In some cases, damaged or ­destroyed buildings were not ­properly designed to withstand as much ground-shaking as they received. In many more cases, though, the ­damage was the result of shoddy construction, he said.

That was often true in schools, which is why so many of the dead were children crushed in their classrooms. Wang has one photo of a bulletin board in a destroyed school’s main hall. It is filled with students’ portraits. “I don’t know how many of them survived,” he said. “It was very, very sad.”

Wang said he talked with a woman whose young son had died when his school collapsed, and now she faced having to demolish her recently built but damaged home. The boy’s friend lived nearby; he escaped because he was able to run quickly out of the school when the quake began.

“Everywhere I went, if they put just a little design and construction attention to it, it was fine,” said Wang, who is from southeast China, far from the earthquake zone. “If people had just spent a little more money. Economically, they could have afforded to do it. This was both a natural and a man-made disaster.”

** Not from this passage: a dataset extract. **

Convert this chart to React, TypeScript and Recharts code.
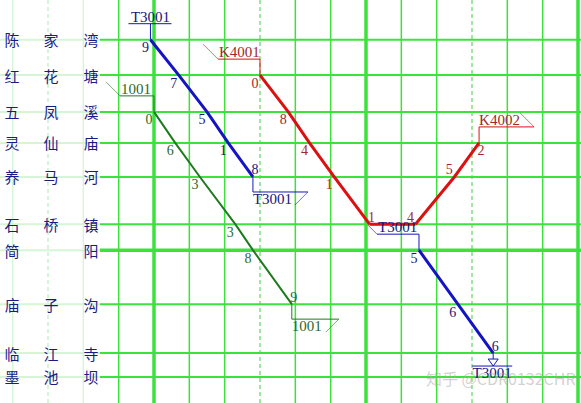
import { LineChart, Line, XAxis, YAxis, ReferenceLine, LabelList } from 'recharts';

// stations, top to bottom, with their mileage (km) on the diagram
const stations = ['陈家湾', '红花塘', '五凤溪', '灵仙庙', '养马河', '石桥镇', '简阳', '庙子沟', '临江寺', '墨池坝'];
const stationKm = [0, 10.5, 21.4, 30.6, 40.7, 54.7, 62.4, 78.4, 92.9, 100];

// 10-minute grid, minutes relative to the first hour line
const gridMinutes = [-40, -30, -20, -10, 0, 10, 20, 30, 40, 50, 60, 70, 80, 90, 100, 110, 120];

// train runs: station index + time (minutes)
const t3001aStops = [0, 1, 2, 3, 4];
const t3001aTimes = [-1, 7, 15, 21, 28];
const t3001bStops = [6, 7, 8];
const t3001bTimes = [75, 86, 96];
const t1001Stops = [2, 3, 4, 5, 6, 7];
const t1001Times = [0, 6, 13, 23, 28, 39];
const k4001Stops = [1, 2, 3, 4, 5];
const k4001Times = [30, 38, 44, 51, 61];
const k4002Stops = [5, 4, 3];
const k4002Times = [74, 85, 92];

const W = 581;
const H = 403;
const X_DOMAIN: [number, number] = [-43.585, 120.85];
const Y_DOMAIN: [number, number] = [-11.77, 107.71];
const LABEL_EDGE = -15.28; // where the station name column ends

const BLUE = '#1414c4';
const RED = '#dc1010';
const GREEN = '#1f7a1f';
const GRID = '#3ce23c';
const GRID_LIGHT = '#d6f5d6';
const NAME = '#1b1b88';
const SERIF = '"Liberation Serif", "DejaVu Serif", serif';

type MarkKind = 'origin' | 'enter' | 'exitDown' | 'exitUp' | 'terminate' | null;

interface Train {
  id: string;
  name: string;
  stops: number[];
  times: number[];
  dir: 'down' | 'up';
  color: string;
  digit: string;
  width: number;
  start: MarkKind;
  end: MarkKind;
  tail?: number;
}

const trains: Train[] = [
  { id: 'T3001a', name: 'T3001', stops: t3001aStops, times: t3001aTimes, dir: 'down', color: BLUE, digit: '#16167a', width: 3, start: 'origin', end: 'exitDown' },
  { id: 'T3001b', name: 'T3001', stops: t3001bStops, times: t3001bTimes, dir: 'down', color: BLUE, digit: '#16167a', width: 3, start: 'enter', end: 'terminate', tail: 9 },
  { id: '1001', name: '1001', stops: t1001Stops, times: t1001Times, dir: 'down', color: GREEN, digit: '#2a6a2a', width: 2, start: 'enter', end: 'exitDown', tail: 14 },
  { id: 'K4001', name: 'K4001', stops: k4001Stops, times: k4001Times, dir: 'down', color: RED, digit: '#a02828', width: 3, start: 'enter', end: null, tail: 15 },
  { id: 'K4002', name: 'K4002', stops: k4002Stops, times: k4002Times, dir: 'up', color: RED, digit: '#a02828', width: 3, start: null, end: 'exitUp' },
];

const rowsOf = (tr: Train) => tr.times.map((t, i) => ({ t, km: stationKm[tr.stops[i]] }));

// K4001 waits at 石桥镇 and leaves as K4002
const dwellRows = [
  { t: k4001Times[k4001Times.length - 1], km: stationKm[k4001Stops[k4001Stops.length - 1]] },
  { t: k4002Times[0], km: stationKm[k4002Stops[0]] },
];

function drawMark(tr: Train, kind: MarkKind, x: number, y: number) {
  if (!kind) return null;
  const c = tr.color;
  const txt = { fontFamily: SERIF, fontSize: 15, fill: tr.digit };
  const w = tr.name.length * 8 + 2;
  if (kind === 'origin') {
    const by = y - 16;
    return (
      <g>
        <line x1={x} y1={y} x2={x} y2={by} stroke={c} strokeWidth={1} />
        <line x1={x - 22} y1={by} x2={x + 21} y2={by} stroke={c} strokeWidth={1} />
        <text x={x} y={by - 2} textAnchor="middle" {...txt}>{tr.name}</text>
      </g>
    );
  }
  if (kind === 'enter') {
    const by = y - 16;
    const d = tr.tail ?? 14;
    return (
      <g>
        <line x1={x} y1={y} x2={x} y2={by} stroke={c} strokeWidth={1} />
        <line x1={x - w} y1={by} x2={x} y2={by} stroke={c} strokeWidth={1} />
        <line x1={x - w} y1={by} x2={x - w - d} y2={by - d} stroke={c} strokeOpacity={0.6} strokeWidth={1} />
        <text x={x - w + 1} y={by - 2} {...txt}>{tr.name}</text>
      </g>
    );
  }
  if (kind === 'exitDown') {
    const by = y + 15;
    const bw = w + 13;
    return (
      <g>
        <line x1={x} y1={y} x2={x} y2={by} stroke={c} strokeWidth={1} />
        <line x1={x} y1={by} x2={x + bw} y2={by} stroke={c} strokeWidth={1} />
        <line x1={x + bw} y1={by} x2={x + bw - 13} y2={by + 13} stroke={c} strokeOpacity={0.6} strokeWidth={1} />
        <text x={x} y={by + 12} {...txt}>{tr.name}</text>
      </g>
    );
  }
  if (kind === 'exitUp') {
    const by = y - 16;
    return (
      <g>
        <line x1={x} y1={y} x2={x} y2={by} stroke={c} strokeWidth={1} />
        <line x1={x} y1={by} x2={x + 55} y2={by} stroke={c} strokeWidth={1} />
        <line x1={x + 55} y1={by} x2={x + 41} y2={by - 14} stroke={c} strokeOpacity={0.6} strokeWidth={1} />
        <text x={x} y={by - 2} {...txt}>{tr.name}</text>
      </g>
    );
  }
  // terminate
  return (
    <g>
      <line x1={x} y1={y} x2={x} y2={y + 6} stroke={c} strokeWidth={1} />
      <polygon points={`${x - 5},${y + 6} ${x + 5},${y + 6} ${x},${y + 13}`} fill="#fff" stroke={c} strokeWidth={1} />
      <line x1={x - 21} y1={y + 13} x2={x + 19} y2={y + 13} stroke={c} strokeWidth={1} />
      <text x={x - 1} y={y + 25} textAnchor="middle" {...txt}>{tr.name}</text>
    </g>
  );
}

function StationName({ viewBox, name }: any) {
  const y = viewBox?.y ?? 0;
  const chars = name.split('');
  const cols = chars.length === 3 ? [12, 51, 91] : [12, 91];
  return (
    <g>
      {chars.map((ch: string, i: number) => (
        <text key={i} x={cols[i]} y={y} textAnchor="middle" dominantBaseline="central"
          fontFamily='"Noto Sans CJK SC", sans-serif' fontSize={15} fill={NAME}>
          {ch}
        </text>
      ))}
    </g>
  );
}

function digitLabel(tr: Train) {
  return (props: any) => {
    const { x, y, index } = props;
    if (x == null || y == null) return null;
    const last = index === tr.times.length - 1;
    const minute = ((tr.times[index] % 10) + 10) % 10;
    let dx = -5;
    let dy = 8;
    if (tr.dir === 'down' && last) { dx = 2; dy = -7; }
    if (tr.dir === 'up') { dy = last ? 8 : -7; dx = last ? 2 : -5; }
    return (
      <text x={x + dx} y={y + dy} textAnchor="middle" dominantBaseline="central"
        fontFamily={SERIF} fontSize={14} fill={tr.digit}>
        {minute}
      </text>
    );
  };
}

function markDot(tr: Train) {
  return (props: any) => {
    const { cx, cy, index } = props;
    const key = `${tr.id}-m${index}`;
    if (cx == null || cy == null) return <g key={key} />;
    if (index === 0) return <g key={key}>{drawMark(tr, tr.start, cx, cy)}</g>;
    if (index === tr.times.length - 1) return <g key={key}>{drawMark(tr, tr.end, cx, cy)}</g>;
    return <g key={key} />;
  };
}

export default function App() {
  return (
    <div style={{ position: 'absolute', left: 0, top: 0, width: W, height: H, background: '#fff', overflow: 'hidden' }}>
      <LineChart width={W} height={H} margin={{ top: 0, right: 0, bottom: 0, left: 0 }}>
        <XAxis type="number" dataKey="t" domain={X_DOMAIN} allowDataOverflow hide />
        <YAxis type="number" dataKey="km" domain={Y_DOMAIN} reversed allowDataOverflow hide />

        {gridMinutes.map((m) => {
          const inLabels = m < LABEL_EDGE;
          const hour = m % 60 === 0;
          const half = Math.abs(m % 60) === 30;
          return (
            <ReferenceLine
              key={`v${m}`}
              x={m}
              ifOverflow="visible"
              zIndex={-50}
              stroke={inLabels ? GRID_LIGHT : half ? '#9fe69f' : GRID}
              strokeWidth={hour ? 3.5 : half ? 2 : 1.5}
              strokeDasharray={half ? '4 3' : undefined}
            />
          );
        })}

        {stations.map((s, i) => (
          <ReferenceLine
            key={`hl${s}`}
            segment={[{ x: X_DOMAIN[0], y: stationKm[i] }, { x: LABEL_EDGE, y: stationKm[i] }]}
            ifOverflow="visible"
            zIndex={-50}
            stroke={GRID_LIGHT}
            strokeWidth={2}
            label={<StationName name={s} />}
          />
        ))}
        {stations.map((s, i) => (
          <ReferenceLine
            key={`h${s}`}
            segment={[{ x: LABEL_EDGE, y: stationKm[i] }, { x: X_DOMAIN[1], y: stationKm[i] }]}
            ifOverflow="visible"
            zIndex={-50}
            stroke={GRID}
            strokeWidth={s === '简阳' ? 3.5 : 2}
          />
        ))}

        <Line data={dwellRows} dataKey="km" stroke={RED} strokeWidth={3} dot={false} activeDot={false} isAnimationActive={false} zIndex={500} />
        {trains.map((tr) => (
          <Line
            key={tr.id}
            data={rowsOf(tr)}
            dataKey="km"
            stroke={tr.color}
            strokeWidth={tr.width}
            dot={markDot(tr)}
            activeDot={false}
            isAnimationActive={false}
            zIndex={500}
          >
            <LabelList dataKey="km" content={digitLabel(tr)} />
          </Line>
        ))}
      </LineChart>
      <div style={{
        position: 'absolute', left: 426, top: 366, fontSize: 16, color: 'rgba(170,170,170,0.55)',
        fontFamily: '"Noto Sans CJK SC", sans-serif', whiteSpace: 'nowrap', pointerEvents: 'none',
      }}>
        知乎 @CDR0132CHR
      </div>
    </div>
  );
}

While China did too little to prepare for this earthquake, Western Kentucky might have done too much. Wang said his research ­estimates that ground-shaking around Paducah during a worst-case New Madrid quake would likely be only half as strong as previous estimates.

“Previously, in Paducah, builders had to do more than in San Francisco and L.A., and that just didn’t make sense,” he said. “I can now see several federal agencies revising certain things.”

Wang said there are ­differences in geology between China and Western Kentucky and Tennessee, and many more differences in ­topography. For example, many people in China died in huge landslides. “We certainly wouldn’t have this landslide issue, because our land is flat,” he said.

But there is danger from so-called “liquefaction,” where the ground basically turns to soup and ­buildings sink. That’s of special ­concern in Memphis.

Based on his research, and other new science, Wang thinks some building codes for bridges and public ­buildings in Western ­Kentucky could be further eased, which would save money and help the area’s battered economy. Residential building codes already have been revised in recent years.

“Clearly, the estimate for ground motion in Paducah is too high,” Wang said. “The methodology they used is flawed. It was based on what we knew in the 1960s and 1970s. We know more now than then.”

Wang said he hopes his research will be useful in finding the right balance in earthquake construction standards – protecting public safety without unnecessarily driving up costs.

“My job is to look at the science, and let the policy-makers make those ­decisions,” he said.